All five of Rodgers' interceptions have come in road games, and he's failed to exceed 210 yards four times in those seven starts. He has 12 TD passes away from home, compared to 23 at Lambeau. The last four road games have resulted in losses to New Orleans and Buffalo and three-point victories over Miami and Minnesota.

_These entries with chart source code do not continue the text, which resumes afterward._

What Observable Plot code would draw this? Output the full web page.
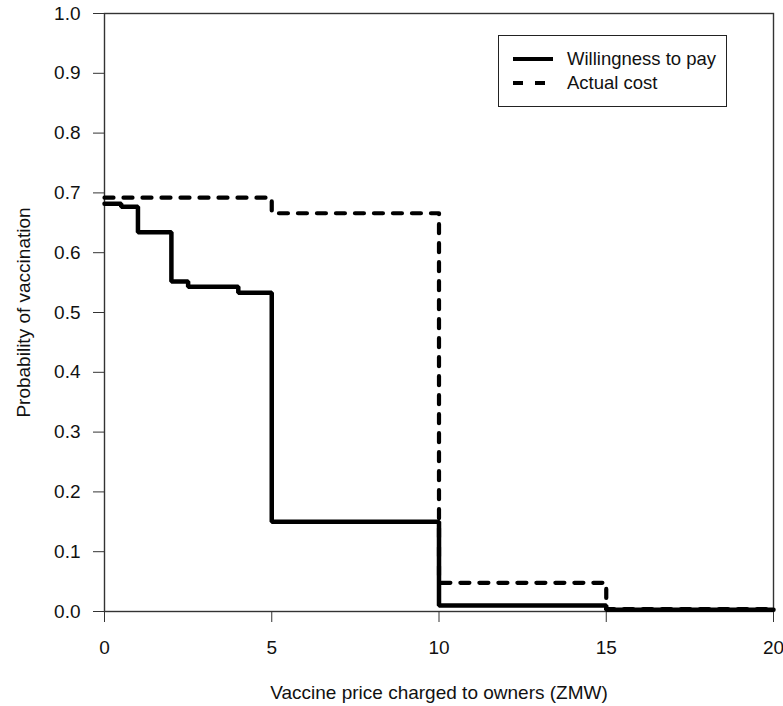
<!DOCTYPE html>
<html>
<head>
<meta charset="utf-8">
<script src="https://cdn.jsdelivr.net/npm/d3@7"></script>
<script src="https://cdn.jsdelivr.net/npm/@observablehq/plot@0.6"></script>
<style>
  html, body { margin: 0; padding: 0; background: #fff; }
  #wrap { position: relative; width: 783px; height: 706px; font-family: "Liberation Sans", Arial, sans-serif; }
  #wrap svg text { font-size: 19px !important; font-family: "Liberation Sans", Arial, sans-serif !important; font-variant-numeric: normal; }
  #legend { position: absolute; left: 498px; top: 35px; width: 229px; height: 72px; border: 1.5px solid #222; box-sizing: border-box; background: #fff; font-size: 18.5px; color: #111; }
  #legend .row { position: absolute; left: 14px; display: flex; align-items: center; }
  #legend .row span { margin-left: 14px; }
</style>
</head>
<body>
<div id="wrap"></div>
<script>
// Willingness to pay (step curve, step-after)
const wtpPrice = [0, 0.5, 1, 2, 2.5, 4, 5, 10, 15, 20];
const wtpProb  = [0.682, 0.677, 0.634, 0.552, 0.543, 0.533, 0.150, 0.010, 0.003, 0.003];
// Actual cost (step curve, step-after)
const costPrice = [0, 5, 10, 15, 20];
const costProb  = [0.692, 0.666, 0.048, 0.004, 0.004];

const xTicks = [0, 5, 10, 15, 20];
const yTicks = [0, 0.1, 0.2, 0.3, 0.4, 0.5, 0.6, 0.7, 0.8, 0.9, 1.0];

const seriesNames = ["Willingness to pay", "Actual cost"];

const wtp = wtpPrice.map((x, i) => ({x, y: wtpProb[i]}));
const cost = costPrice.map((x, i) => ({x, y: costProb[i]}));

const chart = Plot.plot({
  width: 783,
  height: 706,
  marginLeft: 104,
  marginRight: 10,
  marginTop: 13,
  marginBottom: 95,
  style: {fontFamily: '"Liberation Sans", Arial, sans-serif', fontSize: "19px", color: "#111", background: "#fff", overflow: "visible"},
  x: {domain: [0, 20]},
  y: {domain: [0, 1]},
  marks: [
    Plot.frame({stroke: "#333", strokeWidth: 1.4}),
    Plot.axisX({ticks: xTicks, tickSize: 11, tickPadding: 18, stroke: "#333", fontSize: 19, label: "Vaccine price charged to owners (ZMW)", labelArrow: "none", labelAnchor: "center", labelOffset: 87}),
    Plot.axisY({ticks: yTicks, tickFormat: d3.format(".1f"), tickSize: 11, tickPadding: 13, stroke: "#333", fontSize: 19, label: "Probability of vaccination", labelArrow: "none", labelAnchor: "center", labelOffset: 88}),
    Plot.line(cost, {x: "x", y: "y", curve: "step-after", stroke: "#000", strokeWidth: 4.2, strokeDasharray: "9,10"}),
    Plot.line(wtp, {x: "x", y: "y", curve: "step-after", stroke: "#000", strokeWidth: 4.5, strokeLinejoin: "miter"})
  ]
});
const wrap = document.getElementById("wrap");
wrap.appendChild(chart);

const legend = document.createElement("div");
legend.id = "legend";
const dashes = ["", "10,12"];
seriesNames.forEach((name, i) => {
  const row = document.createElement("div");
  row.className = "row";
  row.style.top = (i === 0 ? 12 : 36) + "px";
  row.innerHTML = `<svg width="40" height="10"><line x1="0" x2="40" y1="5" y2="5" stroke="#000" stroke-width="4.2" ${dashes[i] ? `stroke-dasharray="${dashes[i]}"` : ""}/></svg><span>${name}</span>`;
  legend.appendChild(row);
});
wrap.appendChild(legend);
</script>
</body>
</html>
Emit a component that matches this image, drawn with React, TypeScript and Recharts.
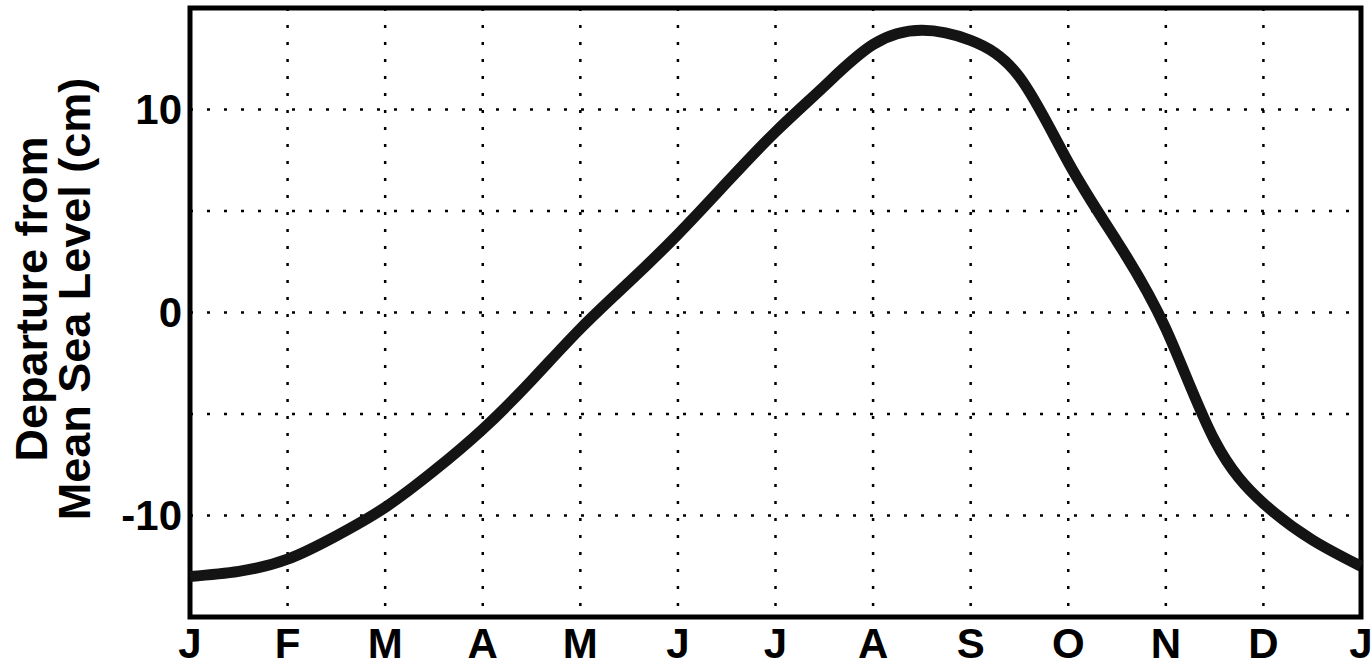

"This is a road game we have to have," said Packers coach Mike McCarthy, who can pass Vince Lombardi on the all-time Green Bay wins list (including postseason). "We clearly understand the importance of winning in December, and we need to take it up a notch as a football team."
WHAT TO WATCH FOR
Getting Rodgers Right
As mentioned, Green Bay's MVP candidate heads into the weekend after the worst statistical game of his accomplishment-rich career, the loss to the Bills in which he finished with an anemic 34.3 passer rating. Though the Bucs don't present much of a threat when it comes to wins and losses, it's worth noticing that Rodgers has started twice in Tampa Bay (in 2008 and 2009) and lost both games.
Another week, another chance for Tampa Bay fans to look back when they think about running back Doug Martin. The now third-year man took the league by storm as a rookie and scored 12 times while amassing 1,454 yards. But he played just six games in 2013 and has 369 rush yards this year while still battling injuries. A good sign: He comes in this week off of 2014's best game - 96 yards against Carolina.
Those who ignore history are doomed to repeat it, and the fact that Rodgers hasn't ever won in Tampa Bay is worth mentioning. But that's about all. Outside of those wins in the Jon Gruden and Raheem Morris eras, the Bucs have precious little to bank on this time around. Regardless of venue, the Packers have more on the line, more to look forward to and are just better by every pertinent measure.